Since receiving her first major notice five years ago as the sadomasochistic villainess Xenia Onatopp in GoldenEye, Janssen appears to have had nothing but fun with a healthy and varied career--a sharp deviation from the fast track to obscurity usually preordained for former "Bond Girls." "I got that thing a lot at the time about 'Bond Girls' and how they didn't have any chance. I thought that's really not fair because you don't know where [the other actresses] came from and what their aspirations were. Maybe they were just people who were never interested in acting. I always wanted to act. By the time that part came along, I'd been struggling for a couple of years, hadn't gotten anywhere, so went it came along, I thought, 'I have nothing to lose. I'll do the best I can, and hopefully from that, I will get some more chances.' "

And indeed Janssen received more chances--in films large and small, a couple in the latter category with such luminaries as Robert Altman and Woody Allen, who cast her in The Gingerbread Man and Celebrity, respectively. While her directors' styles wildly vary ("Every director I've worked with is different from the next," she admits), one common thread is the general freedom they have allowed her performances. "I have my own understanding of every character that I play. Whether or not a director gives me the freedom to explore or gives me room to do it, that differs. But I always know what I want to do. And some directors can help you come up with things you hadn't thought of yourself. But more often than not, I find in my experiences that you just do your own thing, and if they like it, they don't say anything. Rarely ever do you really get "directed"; I certainly haven't been directed that much--not by Robert Altman, not by Woody Allen--not by anybody I've worked with."

While similarities between filmmakers are hard to pin down for Janssen, she knows exactly the type of director she enjoys working with--a type personified by her most recent collaborators. "Valerie Breiman is confident and knows what she wants, and that's to me the only thing that's important. At the end, however they choose to make that come across and whatever they ask of you to do is irrelevant as long as they know what they want. [X-Men director Bryan Singer] is another person who knows exactly what he wants; he surrounds himself with good people. And the strong opinions are very important to me because, as an actor, the director's in control of everything at the end of the day. So you put your life and your performance and everything in their hands, and you hope they do a good job with editing it and whatever they choose to do with you. So it's always been really important to me to surround myself with good directors."

Breiman certainly qualifies as "good" to Janssen, who admired her efforts as a writer as well. "This happened to be a script I fell in love with because I thought it was a different look at relationships in a romantic comedy genre than I'd seen so far. I thought Valerie Breiman had a very honest approach and a very funny approach to the material. I thought it was original."

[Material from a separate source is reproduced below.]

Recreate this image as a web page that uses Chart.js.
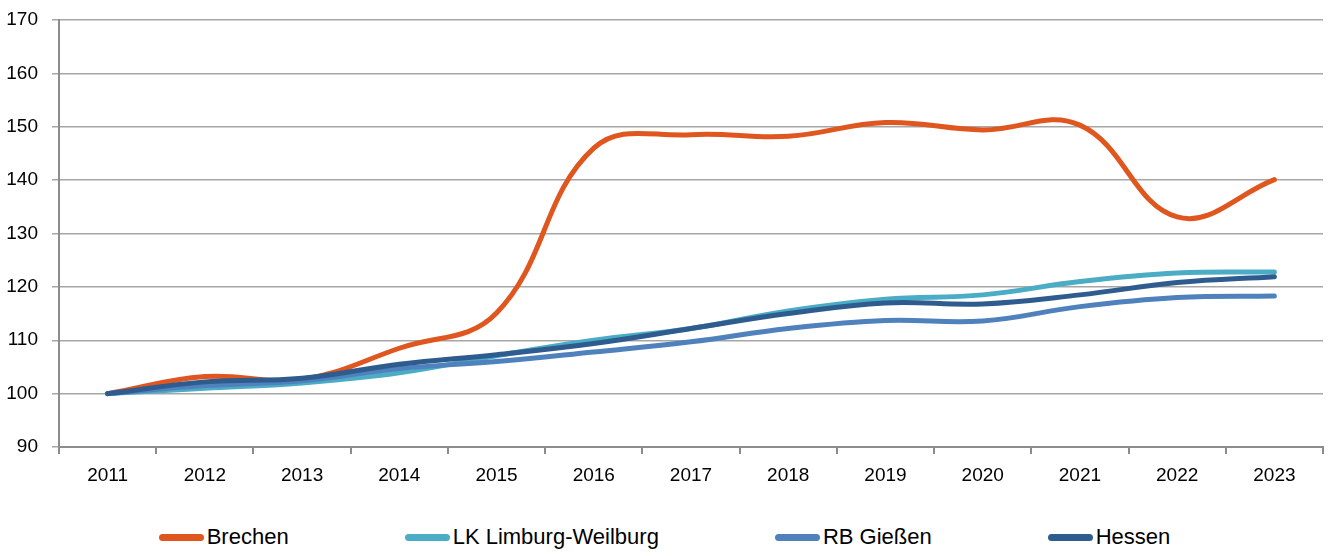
<!DOCTYPE html>
<html>
<head>
<meta charset="utf-8">
<script src="https://cdn.jsdelivr.net/npm/chart.js@4/dist/chart.umd.min.js"></script>
<style>
    body { margin: 0; background: #fff; }
    #wrap { position: relative; width: 1329px; height: 556px; }
    #legend {
        position: absolute; left: 0; top: 524px; width: 1329px;
        display: flex; justify-content: center; gap: 116px;
        font-family: "Liberation Sans", Arial, sans-serif;
        font-size: 22px; color: #000;
    }
    .item { display: flex; align-items: center; white-space: nowrap; }
    .swatch { display: inline-block; width: 45px; height: 7px; border-radius: 4px; margin-right: 3px; }
</style>
</head>
<body>
<div id="wrap">
    <canvas id="grafico" width="1329" height="500"></canvas>
    <div id="legend"></div>
</div>
<script>
// Datos (índice 2011 = 100)
const anios = ['2011', '2012', '2013', '2014', '2015', '2016', '2017', '2018', '2019', '2020', '2021', '2022', '2023'];
const brechen = [100, 103.2, 102.7, 108.5, 115.1, 146.0, 148.5, 148.2, 150.8, 149.4, 150.3, 133.1, 140.1];
const limburgWeilburg = [100, 101.0, 102.0, 103.9, 107.1, 110.0, 112.2, 115.5, 117.7, 118.5, 121.0, 122.6, 122.8];
const rbGiessen = [100, 101.5, 102.4, 104.7, 106.0, 107.8, 109.7, 112.2, 113.7, 113.6, 116.3, 118.0, 118.3];
const hessen = [100, 102.2, 102.9, 105.5, 107.3, 109.4, 112.2, 115.0, 117.0, 116.8, 118.5, 120.8, 121.9];

const yMin = 90, yMax = 170, yPaso = 10;

const series = [
    { label: 'Brechen', data: brechen, color: '#E0561F', order: 3 },
    { label: 'LK Limburg-Weilburg', data: limburgWeilburg, color: '#4BACC6', order: 2 },
    { label: 'RB Gießen', data: rbGiessen, color: '#4F81BD', order: 1 },
    { label: 'Hessen', data: hessen, color: '#2F5C8F', order: 0 }
];

const fuente = { family: '"Liberation Sans", Arial, sans-serif', size: 19 };

new Chart(document.getElementById('grafico'), {
    type: 'line',
    data: {
        labels: anios,
        datasets: series.map(s => ({
            label: s.label,
            data: s.data,
            borderColor: s.color,
            backgroundColor: s.color,
            borderWidth: 5,
            borderCapStyle: 'round',
            pointRadius: 0,
            tension: 0.4,
            order: s.order
        }))
    },
    options: {
        responsive: false,
        animation: false,
        layout: { padding: { top: 20, right: 6, left: 0, bottom: 0 } },
        plugins: { legend: { display: false }, tooltip: { enabled: false } },
        scales: {
            x: {
                offset: true,
                grid: { offset: true, drawOnChartArea: false, drawTicks: true, tickLength: 7, color: '#8C8C8C', lineWidth: 2 },
                border: { color: '#8C8C8C', width: 2 },
                ticks: { color: '#000', font: fuente, padding: 10, maxRotation: 0 },
                afterFit: scale => {
                    scale.height = 53;
                    scale.paddingLeft = 0;
                    scale.paddingRight = 0;
                }
            },
            y: {
                min: yMin,
                max: yMax,
                ticks: { stepSize: yPaso, color: '#000', font: fuente, padding: 14 },
                grid: { color: '#A6A6A6', lineWidth: 1.5, tickLength: 7 },
                border: { color: '#8C8C8C', width: 2 },
                afterFit: scale => {
                    scale.width = 59;
                    scale.paddingTop = 0;
                    scale.paddingBottom = 0;
                }
            }
        }
    }
});

// Leyenda en HTML
const legend = document.getElementById('legend');
series.forEach(s => {
    legend.innerHTML += `<div class="item"><span class="swatch" style="background:${s.color}"></span>${s.label}</div>`;
});
</script>
</body>
</html>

One of Breiman's more original and honest touches is the character of Adam Levy, Kate's principal paramour, played by Jon Favreau. A bespectacled, often paint-stained artist, Adam is a far cry from the traditionally dashing romantic lead. Janssen believes audiences will have no trouble accepting the unconventional pairing. "Hopefully they'll see what I felt: that we had great chemistry, that we liked each other, and that we could be a couple. That was our goal, and that is what it felt like to me while we were working. I think it's completely irrelevant what people look like. I think you very often see people who seem oddly coupled in terms of their appearances but connect on different levels. I think that's completely normal. Movies are completely unrealistic most of the time."

Movies don't usually get much more fanciful than Janssen's other film this summer, the comic book-based sci-fi extravaganza (er, x-travaganza) X-Men. While Fox has already announced plans for a sequel, all Janssen knows about the project is that it won't arrive right away. "I just came back from a tour two days ago, and I travelled the whole world for it; I think everybody's been doing that. I'm assuming people are going for rest a little bit before they get involved in sequels."

Janssen didn't wait too long, however, before getting involved again with Favreau. He wrote a role especially for her in Made, his directorial debut, which will be released next year. "He asked me what I wanted to play, and I just said, 'something different,' and he wrote the part of a stripper, which was different from anything I'd done before," she says with a smile. What wasn't so different to her, on the other hand, was his approach as a director. "He wrote the part for me, and we discussed it a little bit, but he didn't say, 'This is how I want you to play it.' He just trusted that I would do the right thing with it, whatever that would be for me. And I'm assuming if he hadn't like it, he would've said something about it."

But what he and Janssen certainly have a lot to say about is Love & Sex, an experience that she more favorably compares to the ones she's had as an X-Man and a 007 nemesis. "It was more exciting to be in Love & Sex, to be honest with you, because it showcases a lot of different sides of myself that I don't think have been seen by a lot of people yet. And I'm just very proud of it."

Which is why Janssen is concerned about the film's commercial fate. "A lot of things I've done haven't gotten their day in the sun. One of my favorite films I've worked on is a film called Monument Ave. [directed by Ted Demme] that barely anybody ever saw. It was so different for me; I had to do a dialect from Boston and stuff like that. It's a tough business for films to succeed in. There's a lot of competition at all times. In my experience, what I do is I just try to make the best out of every opportunity I get and use it as a learning experience no matter what the outcome is, whether people see it or not. It would be great if everybody saw everything you did, but it's something that's all out of your control."

Even so, Janssen remains hopeful that Love & Sex will connect with the masses, despite the cutthroat marketplace. "Clearly, when you make an X-Men, it's like a $75-million budget, with I don't know how many millions for publicity. And when you do a film like Love & Sex, you have a tiny budget; the budget for publicity is nowhere near the size of it; and the amount of theatres it plays in is very limited. But I think it's a very commercial movie; I think a lot of people can relate to [Kate and Adam] because they're like many, many people that I know. I just think that they're fun to watch; I've always liked how flawed both of the characters were. They're not perfect by any stretch of the imagination, and they don't pretend to know any answers; they just live their lives and screw up like anybody else, take it one step at a time, and try to figure out what it's all about. So I'm just hoping that word-of-mouth is going to help this film."